I was introduced to Duncan’s works by TomCat in his recent reviews  and was fortunate to come across this one on my London second hand bookshop walk. So Pretty a Problem is one of a series of five classic detective novels from the 1950’s penned by Francis Duncan and reissued by Penguin last year under their Vintage label. It’s also the impossible crime of the series so of course I jumped at it. Set in the coastal town of Falporth, Duncan’s series detective the retired tobacconist, hopelessly old school romantic and amateur criminologist, Mordecai Tremaine is trying to take a holiday with no murder involved.
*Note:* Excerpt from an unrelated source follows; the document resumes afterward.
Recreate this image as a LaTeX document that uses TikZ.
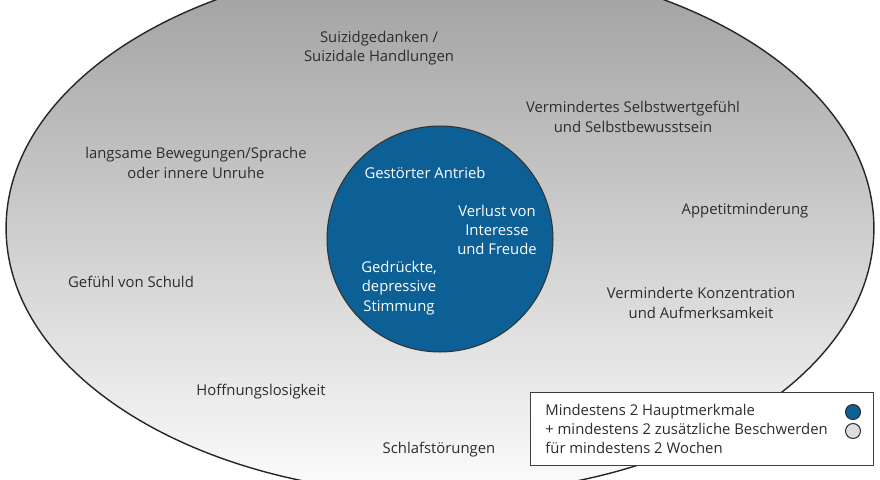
\documentclass[tikz,border=0pt]{standalone}
\usepackage{fontspec}
\setmainfont{Open Sans}
\definecolor{kernblau}{RGB}{12,96,150}
\definecolor{textgrau}{RGB}{45,45,45}
\definecolor{punktgrau}{RGB}{222,222,222}
\tikzset{
    merkmal/.style={align=center, text=textgrau, font=\fontsize{8.45}{11}\selectfont, inner sep=0pt},
    hauptmerkmal/.style={merkmal, text=white},
    punkt/.style={circle, draw=textgrau, line width=0.6pt, minimum size=0.3cm, inner sep=0pt}
}
\begin{document}
\begin{tikzpicture}[x=0.02cm, y=-0.02cm]
    \useasboundingbox (0,0) rectangle (880,480);
    \clip (0,0) rectangle (880,480);
    % outer ellipse: additional symptoms
    \draw[top color=black!38, bottom color=black!1, draw=black!85, line width=0.8pt]
        (440,228) ellipse [x radius=8.68cm, y radius=5.33cm];
    % core: main symptoms
    \node[circle, fill=kernblau, draw=black!80, line width=0.6pt, minimum size=4.52cm] (kern) at (440,239) {};
    \node[hauptmerkmal] (antrieb) at (425,173) {Gestörter Antrieb};
    \node[hauptmerkmal] (interesse) at (497,230) {Verlust von\\Interesse\\und Freude};
    \node[hauptmerkmal] (stimmung) at (399,288) {Gedrückte,\\depressive\\Stimmung};
    % additional symptoms
    \node[merkmal] (suizid) at (379,48) {Suizidgedanken /\\Suizidale Handlungen};
    \node[merkmal] (selbstwert) at (633,117) {Vermindertes Selbstwertgefühl\\und Selbstbewusstsein};
    \node[merkmal] (bewegung) at (196,163) {langsame Bewegungen/Sprache\\oder innere Unruhe};
    \node[merkmal] (appetit) at (745,211) {Appetitminderung};
    \node[merkmal] (schuld) at (131,282) {Gefühl von Schuld};
    \node[merkmal] (konzentration) at (701,303) {Verminderte Konzentration\\und Aufmerksamkeit};
    \node[merkmal] (hoffnung) at (261,392) {Hoffnungslosigkeit};
    \node[merkmal] (schlaf) at (439,450) {Schlafstörungen};
    % legend
    \node[draw=black!75, fill=white, line width=0.7pt, anchor=north west, minimum width=6.86cm, minimum height=1.46cm] (legende) at (530,392) {};
    \node[merkmal, align=left, anchor=west] (legtext) at (545,429) {Mindestens 2 Hauptmerkmale\\+ mindestens 2 zusätzliche Beschwerden\\für mindestens 2 Wochen};
    \node[punkt, fill=kernblau] (punktkern) at (853,412) {};
    \node[punkt, fill=punktgrau] (punktrand) at (853,431) {};
\end{tikzpicture}
\end{document}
Alas, he is struck with the impossible problem, and his reputation for solving crimes precedes him, as he is enlisted by the local police force to help break down the complexities of motive, means and opportunity that muddy the case.

The book is divided into three distinct acts: Part one Query: At the Time of the Corpse, dives in with the impossible situation and introduces our cast. Part 2 Background: Before the Corpse then takes us back in time to Tremaine’s first encounter with Adrian and Helen Carthallow at a party and onto the subsequent meetings of each of our motley crew of suspects with all the bubbling tensions between them. Part 2 ends bang up to date as the gun is fired, taking us into part three Exposition: Following the Corpse. A really interesting way to approach a detective novel and one that I hadn’t seen done before, (I’d love to hear of more examples from readers), but one that ultimately makes this book a difficult read, as I will expand on in just a moment.

Another strength is how many strands Duncan manages to hold together around this murder. The impossible solution isn’t super original or exciting, although plausible (and as TomCat noted there are some very late clues), but the psychological manipulations and subsequent confusion of motives, particularly on Helen’s account, are really interesting and how they weave into the final solution is super satisfying. The denouement itself shows off Duncan’s plotting ability, and the pace of the reveal was one I wish he would have kept up through the rest of the book, which brings me too…

The criticisms, and unfortunately there are a few. Firstly, there is what I would call the definitive problem in any type of writing, but that poor detective stories particularly fall foul of: telling not showing. For Francis this occurs very often and in a particularly unfortunate way. Take this passage from part one for example, with Helen as the main dialogue, emphasis mine:

“…you’re quite sure he didn’t kill himself?”

“Of course,” she said. Her voice rose, There was a shrillness in it. “Of course. I’ve told you how it happened. I’ve told the police. I shot him. Adrian gave me his gun and I pointed it at him and fired. That’s what he told me to do. He must have forgotten it was loaded…”

She broke off suddenly. She stared up at Haldean and there was in her face the incredulous look of a person who had just become aware of a new and altogether unexpected possibility.

“You mean,” she whispered, “you mean that perhaps he hadn’t forgotten? That he wanted me to kill him?”

Haldean did not make any comment. Roberta Fairham was leaning forward in her chair, her lips slightly parted. It was as though she was desperately anxious not to miss what Helen Carthallow might be going to say.

Duncan continually does this, shows us a change in mood or character, and then tells us that is what we have just seen, or that is what we are supposed to notice. In this passage the suggestion of suicide is there from the off, and then Helen breaks her sentence, clearly in realisation. But then Duncan tells us ‘she has just broken off her sentence in realisation and her face has the expression of said realisation’. And then with Roberta, leaning forward on the edge of her chair, with lips parted – clearly from that description of her posture and face, waiting to hear what Helen is going to say next – Duncan tells us that she is waiting to hear what Helen will say next.

This may sound like a subtle observation but after this happens between almost every line of dialogue it makes you want to throw the book across the room, and breaks the natural flow of the narrative. It felt that he was writing from a place of anxiety, as if he was worried the audience may not get the characters or remember the clues. This therefore undermines the intelligence of the reader. What this book needed was a good editor, to bring the confidence of part 3 to the rest of the book.

Leading on from this is the frustrating use of the three part structure. This could have been so brilliant, original and striking, but for similar writing problems, it isn’t. Part two, taking us back into the past, ends up lasting over 100 pages and is just pleasant writing with very little in terms of events. There is one deliciously dark moment involving the cast surfboarding together, which Duncan then ruins by literally writing ‘Had it been an accident?’ again telling you what is obviously the whole point of the scene. If part two could have been cut down by 70 pages, gotten straight to the point with the bubbling tensions (with some actual tensions) and then dived into act three, it would have been immensely satisfying. But as it is I was forced to drag myself through the section at a snail’s pace, a section which also contains absolutely no detection of any kind.

So Pretty a Problem is worth a go for the joys it holds, but be prepared for it to drag. I would love to see an experiment taken up for someone to read only parts one and three, and to see if it actually made any difference to the book.